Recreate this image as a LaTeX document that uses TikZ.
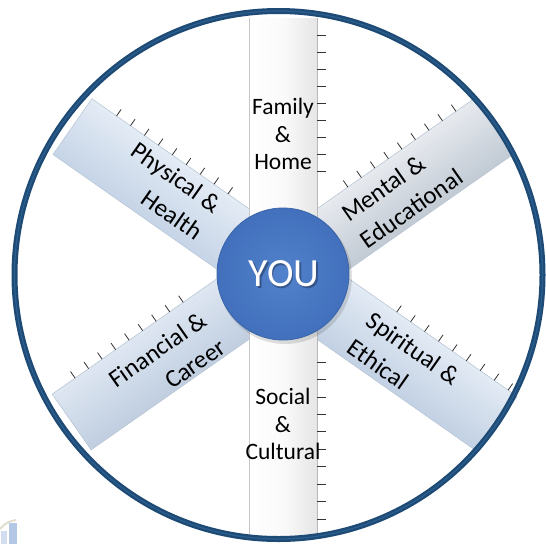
\documentclass[tikz,border=0pt]{standalone}
\usepackage{fontspec}
\setmainfont{Carlito}
\definecolor{ringblue}{HTML}{1E4B76}
\definecolor{ringhi}{HTML}{2C5E8E}
\definecolor{youin}{HTML}{5282CC}
\definecolor{youout}{HTML}{4270BC}
\definecolor{youedge}{HTML}{3A64A8}
\definecolor{barline}{HTML}{B4C2D2}
\definecolor{physlight}{HTML}{E3EBF5}
\definecolor{physdark}{HTML}{C6D5E7}
\definecolor{spirlight}{HTML}{E2EAF4}
\definecolor{spirdark}{HTML}{C3D2E4}
\definecolor{mentlight}{HTML}{E6E9EE}
\definecolor{mentdark}{HTML}{C3CBD5}
\definecolor{finlight}{HTML}{DDE6F1}
\definecolor{findark}{HTML}{C1CFE1}
\definecolor{logoblue}{HTML}{B4C8E6}
\definecolor{logopale}{HTML}{D2DEEF}
\definecolor{logoarc}{HTML}{E2DDCC}
% one diagonal spoke built from thin strips: angle, colour on the -y edge, colour on the +y edge, length
\newcommand\wheelspoke[4]{%
  \begin{scope}[shift={(283,274)},rotate=#1]
    \foreach \i in {0,...,16}{%
      \pgfmathsetmacro\mixp{100*\i/16}%
      \fill[#3!\mixp!#2] (0,{-34+4*\i}) rectangle (#4,{min(34,-34+4*\i+4.4)});
    }
    \draw[barline,line width=0.5pt] (0,-34) -- (#4,-34) -- (#4,34) -- (0,34);
  \end{scope}}
% a row of ticks along one edge of a spoke: angle, edge offset, tick length, first, second, last
\newcommand\spoketicks[6]{%
  \begin{scope}[shift={(283,274)},rotate=#1]
    \foreach \s in {#4,#5,...,#6} \draw[tickmark] (\s,#2) -- ++(0,#3);
  \end{scope}}
\begin{document}
\begin{tikzpicture}[x=1pt,y=-1pt,
  tickmark/.style={line width=0.8pt,black!80},
  lbl/.style={font=\fontsize{23.5}{27.5}\selectfont,text=black,inner sep=0pt},
  dlbl/.style={font=\fontsize{25}{33}\selectfont,text=black,inner sep=0pt},
]
\fill[white] (0,0) rectangle (546,544);
\useasboundingbox (0,0) rectangle (546,544);

% logo fragment in the lower left corner
\fill[logoblue] (9,523) rectangle (17,544);
\fill[logopale] (1,531) rectangle (7,544);
\draw[logoarc,line width=2pt] (0,529) to[bend left=20] (16,520);

% diagonal spokes
\wheelspoke{145}{physdark}{physlight}{257}
\wheelspoke{-35}{spirlight}{spirdark}{262}
\wheelspoke{35}{mentlight}{mentdark}{257}
\wheelspoke{215}{findark}{finlight}{258}

% ticks on the diagonal spokes
\spoketicks{145}{34}{8}{91}{108}{227}
\spoketicks{35}{-34}{-8}{103}{119.5}{236}
\spoketicks{-35}{-34}{-8}{115}{132}{252}
\spoketicks{215}{34}{8}{98}{114.5}{231}

% vertical spoke
\shade[left color=white,right color=gray!20,middle color=gray!4] (249,18) rectangle (317,535);
\draw[gray!45,line width=0.6pt] (249,18) -- (249,535);
\draw[gray!55,line width=0.6pt] (317,18) -- (317,535);
\spoketicks{90}{34}{9}{103}{120}{239}
\spoketicks{270}{-34}{-9}{88}{105.45}{246}

% labels
\node[lbl,align=center] (family) at (283,134) {Family\\\&\\Home};
\node[lbl,align=center] (social) at (283,424) {Social\\\&\\Cultural};
\node[dlbl,align=right,rotate=-35] (physical) at (167,191) {Physical \&\\Health};
\node[dlbl,align=left,rotate=35] (mental) at (402,195) {Mental \&\\Educational};
\node[dlbl,align=left,rotate=-35] (spiritual) at (404,362) {Spiritual \&\\Ethical};
\node[dlbl,align=right,rotate=35] (financial) at (167,363) {Financial \&\\Career};

% hub
\fill[black,opacity=0.12] (285,277) circle[radius=67pt];
\shade[inner color=youin,outer color=youout] (283,274) circle[radius=66pt];
\draw[youedge,line width=0.8pt] (283,274) circle[radius=66pt];
\node[font=\fontsize{40}{42}\selectfont,text=black,opacity=0.3] (youshadow) at (285.5,275.5) {YOU};
\node[font=\fontsize{40}{42}\selectfont,text=white] (you) at (284,274) {YOU};

% outer rim
\draw[ringblue,line width=6pt] (278.5,275) circle[radius=264pt];
\draw[ringhi,line width=1.2pt] (278.5,275) circle[radius=264pt];
\end{tikzpicture}
\end{document}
□ □ □
- What this task involves: Transcribe the whole listing, character for character, but not its images.

- Solution below:
Recreate this image as a LaTeX document that uses TikZ.
\documentclass[tikz,border=0pt]{standalone}
\usepackage{fontspec}
\setmainfont{Carlito}
\definecolor{ringblue}{HTML}{1E4B76}
\definecolor{ringhi}{HTML}{2C5E8E}
\definecolor{youin}{HTML}{5282CC}
\definecolor{youout}{HTML}{4270BC}
\definecolor{youedge}{HTML}{3A64A8}
\definecolor{barline}{HTML}{B4C2D2}
\definecolor{physlight}{HTML}{E3EBF5}
\definecolor{physdark}{HTML}{C6D5E7}
\definecolor{spirlight}{HTML}{E2EAF4}
\definecolor{spirdark}{HTML}{C3D2E4}
\definecolor{mentlight}{HTML}{E6E9EE}
\definecolor{mentdark}{HTML}{C3CBD5}
\definecolor{finlight}{HTML}{DDE6F1}
\definecolor{findark}{HTML}{C1CFE1}
\definecolor{logoblue}{HTML}{B4C8E6}
\definecolor{logopale}{HTML}{D2DEEF}
\definecolor{logoarc}{HTML}{E2DDCC}
% one diagonal spoke built from thin strips: angle, colour on the -y edge, colour on the +y edge, length
\newcommand\wheelspoke[4]{%
  \begin{scope}[shift={(283,274)},rotate=#1]
    \foreach \i in {0,...,16}{%
      \pgfmathsetmacro\mixp{100*\i/16}%
      \fill[#3!\mixp!#2] (0,{-34+4*\i}) rectangle (#4,{min(34,-34+4*\i+4.4)});
    }
    \draw[barline,line width=0.5pt] (0,-34) -- (#4,-34) -- (#4,34) -- (0,34);
  \end{scope}}
% a row of ticks along one edge of a spoke: angle, edge offset, tick length, first, second, last
\newcommand\spoketicks[6]{%
  \begin{scope}[shift={(283,274)},rotate=#1]
    \foreach \s in {#4,#5,...,#6} \draw[tickmark] (\s,#2) -- ++(0,#3);
  \end{scope}}
\begin{document}
\begin{tikzpicture}[x=1pt,y=-1pt,
  tickmark/.style={line width=0.8pt,black!80},
  lbl/.style={font=\fontsize{23.5}{27.5}\selectfont,text=black,inner sep=0pt},
  dlbl/.style={font=\fontsize{25}{33}\selectfont,text=black,inner sep=0pt},
]
\fill[white] (0,0) rectangle (546,544);
\useasboundingbox (0,0) rectangle (546,544);

% logo fragment in the lower left corner
\fill[logoblue] (9,523) rectangle (17,544);
\fill[logopale] (1,531) rectangle (7,544);
\draw[logoarc,line width=2pt] (0,529) to[bend left=20] (16,520);

% diagonal spokes
\wheelspoke{145}{physdark}{physlight}{257}
\wheelspoke{-35}{spirlight}{spirdark}{262}
\wheelspoke{35}{mentlight}{mentdark}{257}
\wheelspoke{215}{findark}{finlight}{258}

% ticks on the diagonal spokes
\spoketicks{145}{34}{8}{91}{108}{227}
\spoketicks{35}{-34}{-8}{103}{119.5}{236}
\spoketicks{-35}{-34}{-8}{115}{132}{252}
\spoketicks{215}{34}{8}{98}{114.5}{231}

% vertical spoke
\shade[left color=white,right color=gray!20,middle color=gray!4] (249,18) rectangle (317,535);
\draw[gray!45,line width=0.6pt] (249,18) -- (249,535);
\draw[gray!55,line width=0.6pt] (317,18) -- (317,535);
\spoketicks{90}{34}{9}{103}{120}{239}
\spoketicks{270}{-34}{-9}{88}{105.45}{246}

% labels
\node[lbl,align=center] (family) at (283,134) {Family\\\&\\Home};
\node[lbl,align=center] (social) at (283,424) {Social\\\&\\Cultural};
\node[dlbl,align=right,rotate=-35] (physical) at (167,191) {Physical \&\\Health};
\node[dlbl,align=left,rotate=35] (mental) at (402,195) {Mental \&\\Educational};
\node[dlbl,align=left,rotate=-35] (spiritual) at (404,362) {Spiritual \&\\Ethical};
\node[dlbl,align=right,rotate=35] (financial) at (167,363) {Financial \&\\Career};

% hub
\fill[black,opacity=0.12] (285,277) circle[radius=67pt];
\shade[inner color=youin,outer color=youout] (283,274) circle[radius=66pt];
\draw[youedge,line width=0.8pt] (283,274) circle[radius=66pt];
\node[font=\fontsize{40}{42}\selectfont,text=black,opacity=0.3] (youshadow) at (285.5,275.5) {YOU};
\node[font=\fontsize{40}{42}\selectfont,text=white] (you) at (284,274) {YOU};

% outer rim
\draw[ringblue,line width=6pt] (278.5,275) circle[radius=264pt];
\draw[ringhi,line width=1.2pt] (278.5,275) circle[radius=264pt];
\end{tikzpicture}
\end{document}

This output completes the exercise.